Pour admirer la ville

Park



Le bar Park est situé dans l'endroit le plus incongru qui soit, tout en haut d'un stationnement étagé. Rien au rez-de-chaussée ou dans les escaliers n'indique qu'on marche dans la bonne direction. Ce n'est qu'une fois en haut qu'on découvre qu'on ne s'est pas trompé d'adresse. On y va pour la superbe vue que l'endroit offre sur les toits de la ville et le Taje.

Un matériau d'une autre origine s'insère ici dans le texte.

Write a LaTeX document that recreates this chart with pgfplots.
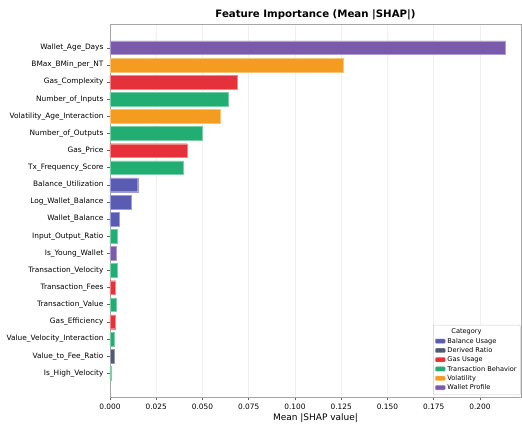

Jamais le temps passé dans un stationnement n'aura été aussi agréable.

Calçadra do Combro, 58

Pour ménager ses jambes

Le tram 28



Le tramway 28 est sans contredit le tramway le plus bondé de Lisbonne. À toute heure, les touristes s'y entassent pour faire le trajet qui passe devant de nombreuses attractions touristiques. C'est une façon de découvrir la ville à petit prix. Mieux vaut y monter très tôt le matin ou plus tard en soirée pour espérer être assis et voir quelque chose. Les touristes sont nombreux et les pickpockets le savent ; il faudra ainsi redoubler de prudence avec ses effets personnels.

Que rapporter?

Des sardines, pardi!



Le plus difficile quand viendra le temps de mettre des sardines dans ses valises, ce sera de savoir lequel des emballages choisir. Les multiples déclinaisons des petites boîtes rectangulaires sont toutes plus belles les unes que les autres et bien des entreprises ont compris que les emballages design ou vintage ont la cote. Un produit typiquement portugais à ramener sans modération. Pour un vaste choix, rendez-vous dans l'un des trois magasins d'A Vida Portuguesa.

Où dormir?

Hôtel Bairro Alto



L'hôtel Bairro Alto est idéalement situé devant la place Largo de Camões, dans un quartier vibrant de jour comme de soir. Le service est impeccable et les chambres sont spacieuses. L'hôtel est par ailleurs en voie de subir une importante rénovation qui verra des chambres s'ajouter à l'offre déjà existante.